**Information provided**
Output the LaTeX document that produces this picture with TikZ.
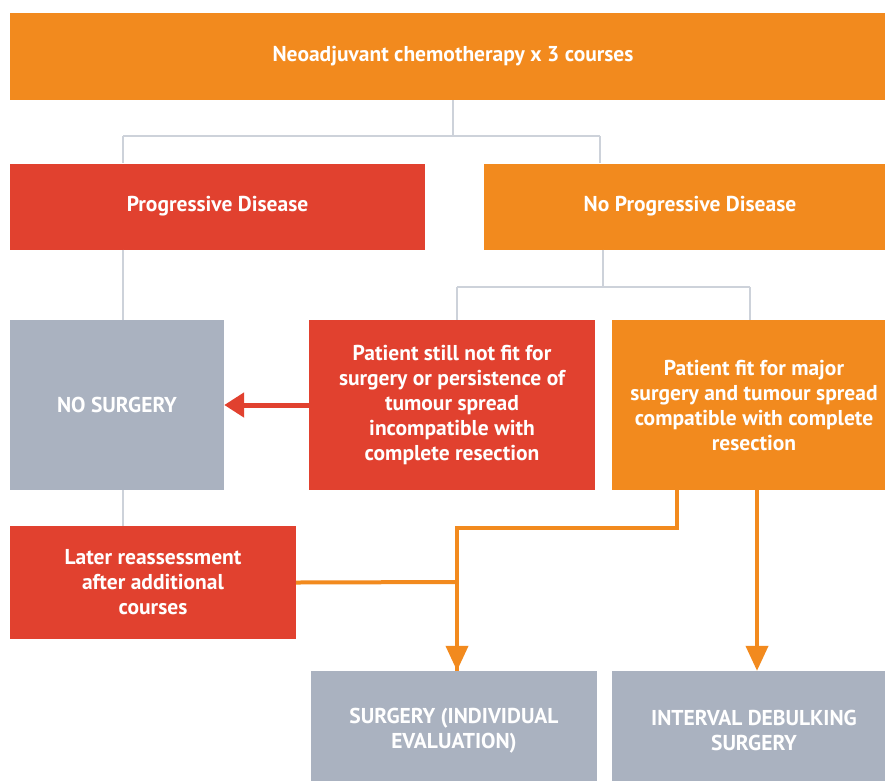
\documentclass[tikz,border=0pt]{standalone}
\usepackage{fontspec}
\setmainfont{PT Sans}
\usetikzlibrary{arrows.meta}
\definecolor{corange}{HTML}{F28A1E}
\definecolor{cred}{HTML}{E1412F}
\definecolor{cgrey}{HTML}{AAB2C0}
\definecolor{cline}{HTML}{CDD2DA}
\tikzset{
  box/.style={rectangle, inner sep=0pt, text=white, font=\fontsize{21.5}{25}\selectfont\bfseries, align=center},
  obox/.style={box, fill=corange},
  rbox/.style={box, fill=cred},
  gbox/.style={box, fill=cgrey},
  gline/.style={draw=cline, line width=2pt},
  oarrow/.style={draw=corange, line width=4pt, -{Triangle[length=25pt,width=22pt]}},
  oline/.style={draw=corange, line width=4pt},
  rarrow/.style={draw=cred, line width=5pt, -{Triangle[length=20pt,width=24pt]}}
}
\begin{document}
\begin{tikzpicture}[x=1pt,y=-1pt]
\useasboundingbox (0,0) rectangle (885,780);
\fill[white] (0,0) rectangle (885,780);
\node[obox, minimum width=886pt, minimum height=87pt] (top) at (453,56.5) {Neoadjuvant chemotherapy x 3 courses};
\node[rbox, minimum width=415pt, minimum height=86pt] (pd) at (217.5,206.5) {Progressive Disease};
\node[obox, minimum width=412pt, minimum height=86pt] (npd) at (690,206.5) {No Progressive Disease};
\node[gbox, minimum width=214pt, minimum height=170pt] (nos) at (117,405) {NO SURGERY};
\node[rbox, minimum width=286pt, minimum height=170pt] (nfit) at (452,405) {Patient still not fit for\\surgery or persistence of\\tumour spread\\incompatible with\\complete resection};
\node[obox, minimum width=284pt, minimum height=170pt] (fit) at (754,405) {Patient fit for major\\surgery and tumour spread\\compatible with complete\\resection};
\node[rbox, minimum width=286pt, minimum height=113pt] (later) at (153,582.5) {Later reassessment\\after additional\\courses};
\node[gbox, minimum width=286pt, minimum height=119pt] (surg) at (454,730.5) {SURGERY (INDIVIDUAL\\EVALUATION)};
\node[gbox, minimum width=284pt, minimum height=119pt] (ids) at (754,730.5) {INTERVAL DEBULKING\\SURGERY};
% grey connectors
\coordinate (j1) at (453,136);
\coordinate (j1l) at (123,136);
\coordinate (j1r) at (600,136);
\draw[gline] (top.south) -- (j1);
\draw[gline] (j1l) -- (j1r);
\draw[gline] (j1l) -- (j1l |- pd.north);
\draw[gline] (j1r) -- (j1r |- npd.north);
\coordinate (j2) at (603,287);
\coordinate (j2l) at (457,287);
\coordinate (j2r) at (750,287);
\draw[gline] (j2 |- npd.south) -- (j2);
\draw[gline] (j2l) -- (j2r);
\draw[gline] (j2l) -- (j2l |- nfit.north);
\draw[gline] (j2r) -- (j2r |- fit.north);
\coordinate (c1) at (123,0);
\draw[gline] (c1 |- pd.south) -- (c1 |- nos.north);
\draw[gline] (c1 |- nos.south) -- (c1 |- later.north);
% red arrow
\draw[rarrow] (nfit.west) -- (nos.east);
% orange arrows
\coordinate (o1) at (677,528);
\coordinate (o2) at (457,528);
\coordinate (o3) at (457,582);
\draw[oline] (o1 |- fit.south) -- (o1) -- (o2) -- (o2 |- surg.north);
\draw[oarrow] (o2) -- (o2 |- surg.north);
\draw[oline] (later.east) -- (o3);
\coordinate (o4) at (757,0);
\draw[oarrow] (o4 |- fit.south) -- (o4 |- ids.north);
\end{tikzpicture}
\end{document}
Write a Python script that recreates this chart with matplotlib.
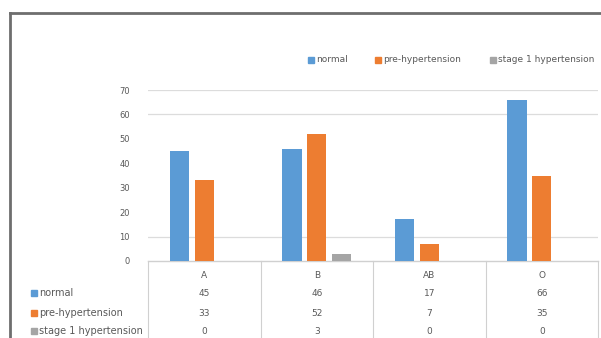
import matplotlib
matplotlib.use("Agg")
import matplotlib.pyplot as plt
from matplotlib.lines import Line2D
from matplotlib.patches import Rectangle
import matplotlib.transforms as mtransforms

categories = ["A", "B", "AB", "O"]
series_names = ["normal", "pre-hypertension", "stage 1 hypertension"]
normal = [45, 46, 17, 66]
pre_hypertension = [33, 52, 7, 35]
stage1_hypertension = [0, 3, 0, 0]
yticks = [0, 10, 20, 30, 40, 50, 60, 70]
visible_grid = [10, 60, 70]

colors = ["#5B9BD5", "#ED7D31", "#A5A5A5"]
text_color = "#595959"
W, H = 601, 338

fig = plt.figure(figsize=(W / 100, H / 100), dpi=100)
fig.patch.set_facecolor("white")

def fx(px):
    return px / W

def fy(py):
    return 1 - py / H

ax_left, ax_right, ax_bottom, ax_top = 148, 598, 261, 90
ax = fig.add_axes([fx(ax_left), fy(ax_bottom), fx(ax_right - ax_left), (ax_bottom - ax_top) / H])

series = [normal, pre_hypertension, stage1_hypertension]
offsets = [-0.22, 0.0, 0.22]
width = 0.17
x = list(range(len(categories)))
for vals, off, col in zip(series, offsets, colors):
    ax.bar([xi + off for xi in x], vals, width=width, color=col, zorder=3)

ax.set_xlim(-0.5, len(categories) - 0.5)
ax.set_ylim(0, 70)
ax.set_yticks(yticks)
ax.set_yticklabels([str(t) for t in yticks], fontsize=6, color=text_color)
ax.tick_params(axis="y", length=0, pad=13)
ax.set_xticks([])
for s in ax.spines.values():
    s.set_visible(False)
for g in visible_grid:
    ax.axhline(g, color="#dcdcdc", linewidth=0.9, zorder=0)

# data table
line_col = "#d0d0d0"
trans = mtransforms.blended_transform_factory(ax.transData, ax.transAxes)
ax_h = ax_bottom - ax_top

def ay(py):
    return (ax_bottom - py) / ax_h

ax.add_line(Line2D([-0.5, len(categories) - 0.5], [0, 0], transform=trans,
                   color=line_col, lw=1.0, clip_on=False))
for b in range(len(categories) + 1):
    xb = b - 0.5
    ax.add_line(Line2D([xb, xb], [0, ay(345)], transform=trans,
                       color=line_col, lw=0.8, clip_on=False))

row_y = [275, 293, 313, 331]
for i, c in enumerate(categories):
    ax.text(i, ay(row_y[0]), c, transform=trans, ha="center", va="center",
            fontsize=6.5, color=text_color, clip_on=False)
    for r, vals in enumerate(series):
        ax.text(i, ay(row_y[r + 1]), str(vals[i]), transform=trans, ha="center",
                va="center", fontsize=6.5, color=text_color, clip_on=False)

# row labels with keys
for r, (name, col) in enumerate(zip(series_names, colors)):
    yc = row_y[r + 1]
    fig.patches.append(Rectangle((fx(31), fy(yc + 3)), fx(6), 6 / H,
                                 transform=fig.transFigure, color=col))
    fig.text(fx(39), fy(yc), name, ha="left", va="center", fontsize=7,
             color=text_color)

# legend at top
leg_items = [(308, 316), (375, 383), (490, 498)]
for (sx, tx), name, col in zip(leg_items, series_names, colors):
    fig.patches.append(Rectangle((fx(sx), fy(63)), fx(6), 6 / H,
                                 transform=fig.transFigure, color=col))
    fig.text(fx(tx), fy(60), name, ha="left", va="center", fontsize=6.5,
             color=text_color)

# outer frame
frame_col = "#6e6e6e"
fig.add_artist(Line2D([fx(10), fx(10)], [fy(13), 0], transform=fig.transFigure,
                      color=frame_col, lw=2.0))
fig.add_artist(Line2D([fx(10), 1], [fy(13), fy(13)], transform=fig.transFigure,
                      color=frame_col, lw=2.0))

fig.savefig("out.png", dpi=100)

**What you are asked to do**
Using the entries above, repeat exactly the lines from the one with "Write a Python" to the one with "import matplotlib.transforms as mtransforms", both included, and leave the pictures behind.

**Full output**
Write a Python script that recreates this chart with matplotlib.
import matplotlib
matplotlib.use("Agg")
import matplotlib.pyplot as plt
from matplotlib.lines import Line2D
from matplotlib.patches import Rectangle
import matplotlib.transforms as mtransforms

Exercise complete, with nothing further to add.